Possibly the most intricate, adventurous and challenging-to-play arrangement was for 'Gaslighting Abbie', an underrated tune from Two Against Nature that was given extra legs by Fowler, even featuring a cute scatting interlude.
There were more surprises in the song choices: 'Snowbound' from Fagen’s Kamakiriad album is a neglected gem, soulfully delivered here by Stuart. This was followed by 'Kulee Baba', an unreleased track from the Gaucho sessions with an intro reminiscent of Weather Report’s 'Birdland'.

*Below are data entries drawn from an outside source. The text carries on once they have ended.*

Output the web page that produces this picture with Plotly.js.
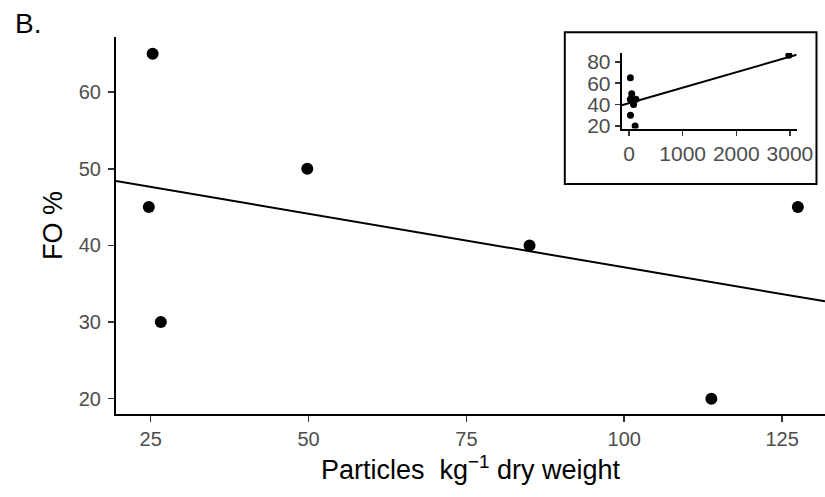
<!DOCTYPE html>
<html>
<head>
<meta charset="utf-8">
<script src="https://cdn.plot.ly/plotly-3.0.1.min.js"></script>
<style>html,body{margin:0;padding:0;background:#fff;}#chart{width:825px;height:497px;}</style>
</head>
<body>
<div id="chart"></div>
<script>
// Main panel data
const particles = [25.3, 24.7, 26.6, 49.8, 85.0, 113.8, 127.5];
const foPct = [65, 45, 30, 50, 40, 20, 45];
// Fitted line endpoints
const fitX = [19.5, 131.8];
const fitY = [48.4, 32.7];

// Inset data (same samples plus the large outlier)
const insetParticles = [25.3, 24.7, 26.6, 49.8, 85.0, 113.8, 127.5, 2980];
const insetFo = [65, 45, 30, 50, 40, 20, 45, 86];
const insetFitX = [-136, 3125];
const insetFitY = [39.3, 86.5];

const xTicks = [25, 50, 75, 100, 125];
const yTicks = [20, 30, 40, 50, 60];
const insetXTicks = [0, 1000, 2000, 3000];
const insetYTicks = [20, 40, 60, 80];

const FONT = 'Liberation Sans, Arial, Helvetica, sans-serif';
const TICKC = '#4D4D4D';

const traces = [
  {x: fitX, y: fitY, mode: 'lines', line: {color: '#000', width: 2}, xaxis: 'x', yaxis: 'y', hoverinfo: 'skip'},
  {x: particles, y: foPct, mode: 'markers', marker: {color: '#000', size: 12}, xaxis: 'x', yaxis: 'y'},
  {x: insetFitX, y: insetFitY, mode: 'lines', line: {color: '#000', width: 2}, xaxis: 'x2', yaxis: 'y2', hoverinfo: 'skip'},
  {x: insetParticles, y: insetFo, mode: 'markers', marker: {color: '#000', size: 7}, xaxis: 'x2', yaxis: 'y2'}
];

const axisCommon = {
  showgrid: false, zeroline: false, showline: true, linecolor: '#000', linewidth: 2,
  ticks: 'outside', ticklen: 6, tickwidth: 1.5, tickcolor: '#333333',
  tickfont: {family: FONT, size: 20, color: TICKC}
};

const layout = {
  width: 825, height: 497,
  margin: {l: 116, r: 0, t: 37, b: 83, pad: 0},
  paper_bgcolor: '#fff', plot_bgcolor: '#fff',
  showlegend: false,
  font: {family: FONT},
  xaxis: Object.assign({}, axisCommon, {
    domain: [0, 1], range: [19.5, 131.8], tickvals: xTicks, ticktext: xTicks.map(String),
    anchor: 'y',
    title: {text: 'Particles&nbsp; kg<sup>\u22121</sup> dry weight', font: {family: FONT, size: 27, color: '#000'}, standoff: 11}
  }),
  yaxis: Object.assign({}, axisCommon, {
    domain: [0, 1], range: [18.0, 67.2], tickvals: yTicks, ticktext: yTicks.map(String),
    anchor: 'x', ticklabelstandoff: 3,
    title: {text: 'FO %', font: {family: FONT, size: 27, color: '#000'}, standoff: 8}
  }),
  xaxis2: Object.assign({}, axisCommon, {
    domain: [0.7133, 0.960], range: [-136, 3125], tickvals: insetXTicks, ticktext: insetXTicks.map(String),
    anchor: 'y2', tickfont: {family: FONT, size: 21, color: TICKC}, ticklen: 5
  }),
  yaxis2: Object.assign({}, axisCommon, {
    domain: [0.757, 0.9576], range: [17.5, 88.2], tickvals: insetYTicks, ticktext: insetYTicks.map(String),
    anchor: 'x2', tickfont: {family: FONT, size: 21, color: TICKC}, ticklen: 5
  }),
  shapes: [
    {type: 'rect', xref: 'paper', yref: 'paper', x0: 0.633, x1: 0.988, y0: 0.610, y1: 1.0125,
     line: {color: '#000', width: 2}, fillcolor: '#fff', layer: 'below'}
  ],
  annotations: [
    {text: 'B.', xref: 'paper', yref: 'paper', x: -0.145, y: 1.083, xanchor: 'left', yanchor: 'top',
     showarrow: false, font: {family: FONT, size: 28, color: '#000'}}
  ]
};

Plotly.newPlot('chart', traces, layout, {staticPlot: true, displayModeBar: false});
</script>
</body>
</html>
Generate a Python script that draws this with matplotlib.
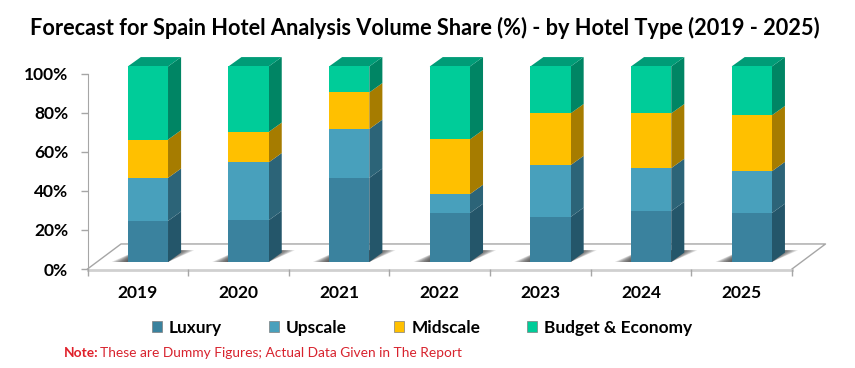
import matplotlib
matplotlib.use('Agg')
import matplotlib.pyplot as plt
from matplotlib.patches import Patch

plt.rcParams['font.family'] = ['Lato', 'DejaVu Sans']

# Values (cumulative tops turned into shares)
years = ['2019', '2020', '2021', '2022', '2023', '2024', '2025']
luxury = [21.0, 21.3, 43.0, 25.0, 23.0, 26.0, 25.0]
upscale = [22.0, 29.6, 25.0, 9.7, 26.5, 22.0, 21.4]
midscale = [19.6, 15.6, 18.7, 28.0, 26.5, 28.0, 28.6]
budget = [37.4, 33.5, 13.3, 37.3, 24.0, 24.0, 25.0]

names = ['Luxury', 'Upscale', 'Midscale', 'Budget & Economy']
series = [luxury, upscale, midscale, budget]
front_colors = ['#3A829E', '#48A0BC', '#FFC000', '#00CC99']
side_colors = ['#24566A', '#2C6478', '#A67C00', '#008564']
top_color = '#009C77'

W, H = 855, 368
fig = plt.figure(figsize=(W / 100, H / 100), dpi=100)
# axes box: x axis 87.5-792 px, 0% at y=269, 100% at y=73.5
ax = fig.add_axes([87.5 / W, 1 - 269 / H, (792 - 87.5) / W, (269 - 73.5) / H])
ax.set_xlim(0, 7)
ax.set_ylim(0, 100)

# fake 3d offsets, in data units
bar_w = 0.4
shift_x, shift_y = 0.10, 3.6
depth_x, depth_y = 0.13, 4.8
floor_x, floor_y = 0.333, 12.8

# floor
ax.plot([0, floor_x, 7 + floor_x, 7], [0, floor_y, floor_y, 0], color='#A6A6A6', lw=1, clip_on=False, zorder=1)
ax.plot([0, 7], [-0.3, -0.3], color='#D0D0D0', lw=2, clip_on=False, zorder=1)

for i in range(len(years)):
    left = i + 0.5 + shift_x - bar_w / 2
    right = left + bar_w

    # shadow on the floor, stacked transparent shapes to look soft
    for k in range(8):
        grow = 0.02 * k
        ax.fill([left - 0.02 - grow, right, right + 0.12 + grow, left + 0.1],
                [shift_y, shift_y, shift_y + 6, shift_y + 6],
                color='#303030', alpha=0.16, lw=0, zorder=2, clip_on=False)

    base = shift_y
    for s in range(4):
        val = series[s][i]
        ax.bar(i + 0.5 + shift_x, val, bar_w, bottom=base, color=front_colors[s], lw=0, zorder=4, clip_on=False)
        ax.fill([right, right + depth_x, right + depth_x, right],
                [base, base + depth_y, base + val + depth_y, base + val],
                color=side_colors[s], lw=0, zorder=3, clip_on=False)
        base += val
    ax.fill([left, left + depth_x, right + depth_x, right],
            [base, base + depth_y, base + depth_y, base],
            color=top_color, lw=0, zorder=3, clip_on=False)

# axes
for side in ['top', 'right']:
    ax.spines[side].set_visible(False)
ax.spines['left'].set_color('#A6A6A6')
ax.spines['bottom'].set_visible(False)
ax.set_yticks([0, 20, 40, 60, 80, 100])
ax.set_yticklabels(['0%', '20%', '40%', '60%', '80%', '100%'], fontsize=12.5, fontweight='bold')
ax.set_xticks(range(8))
ax.set_xticklabels([''] * 8)
ax.tick_params(axis='both', color='#A6A6A6', length=5, width=1)
ax.tick_params(axis='y', pad=9)
for i, year in enumerate(years):
    ax.text(i + 0.5, -12.5, year, ha='center', va='center', fontsize=12.5, fontweight='bold')

# Title
fig.text(425 / W, 1 - 28 / H, 'Forecast for Spain Hotel Analysis Volume Share (%) - by Hotel Type (2019 - 2025)',
         ha='center', va='center', fontsize=15.7, fontweight='bold')

# Legend
handles = [Patch(facecolor=c, edgecolor='#7F7F7F', lw=0.5, label=n) for c, n in zip(front_colors, names)]
fig.legend(handles=handles, ncol=4, loc='center', bbox_to_anchor=(422 / W, 1 - 328 / H), frameon=False,
           prop={'weight': 'bold', 'size': 12.4}, handlelength=0.6, handleheight=0.6,
           handletextpad=0.4, columnspacing=2.73)

# Note
fig.text(64 / W, 1 - 353 / H, 'Note:', color='#E0202A', fontsize=9.9, fontweight='bold', va='center')
fig.text(100 / W, 1 - 353 / H, 'These are Dummy Figures; Actual Data Given in The Report', color='#D8232E',
         fontsize=9.9, va='center')

fig.savefig('out.png', dpi=100)
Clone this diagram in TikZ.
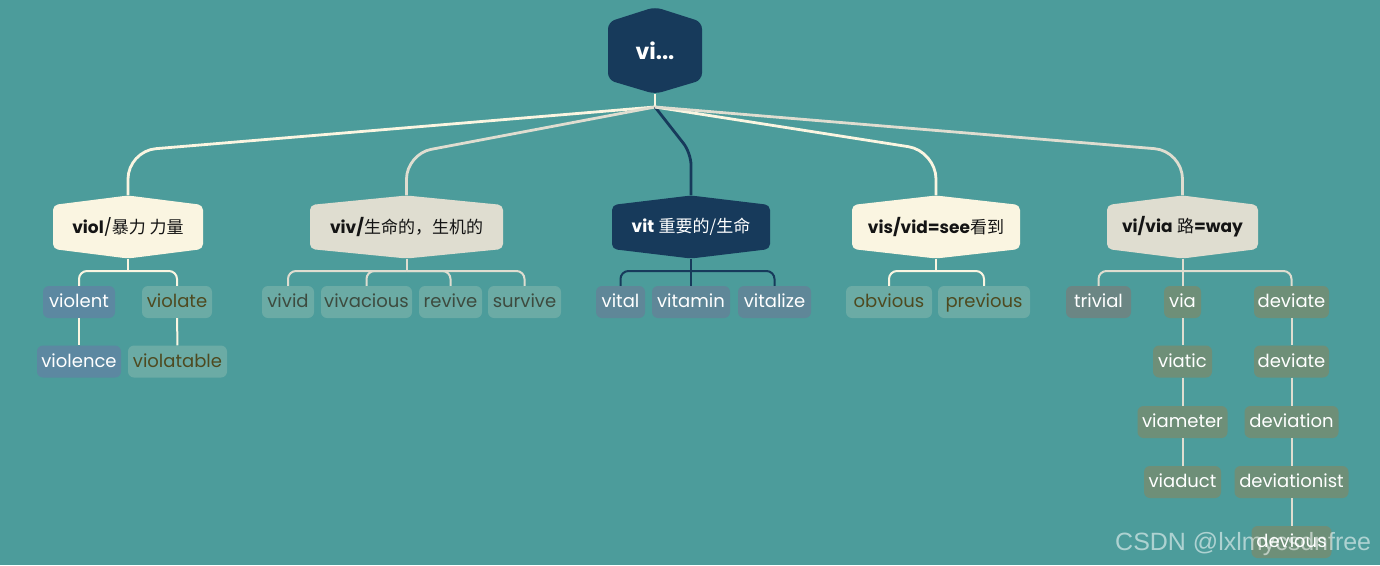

The evening underlined just how extraordinary and timeless the Dan repertoire is; and how it connects through the generations. Amazingly talented young soloists like Alexander Bone (alto and soprano) and Harry Green paid homage to Pete Christlieb and Wayne Shorter respectively on 'FM' and 'Aja', and lovely guitar work on the latter did Denny Dias and Larry Carlton proud. And, yes, the Steve Gadd drum break was properly honoured.

For the encore we were treated to Stuart’s Average White Band classic 'Pick Up The Pieces'. At first the more straightahead in-yer-face funk was a refreshing change after the multilayered Dan chicanery, but this was the arrangement by the legendary Arif Mardin and soon, with clever breakdowns, beautiful wide voicings, trumpet battle and the like we were back in Dan territory.

Fagen’s in town next month on yet another Dan tour. There’s no doubt he would have fully appreciated Fowler’s arrangements and the Academy band. But maybe his Dan partner, Becker, who passed away last year, was a presence – and looking down with interest and pride.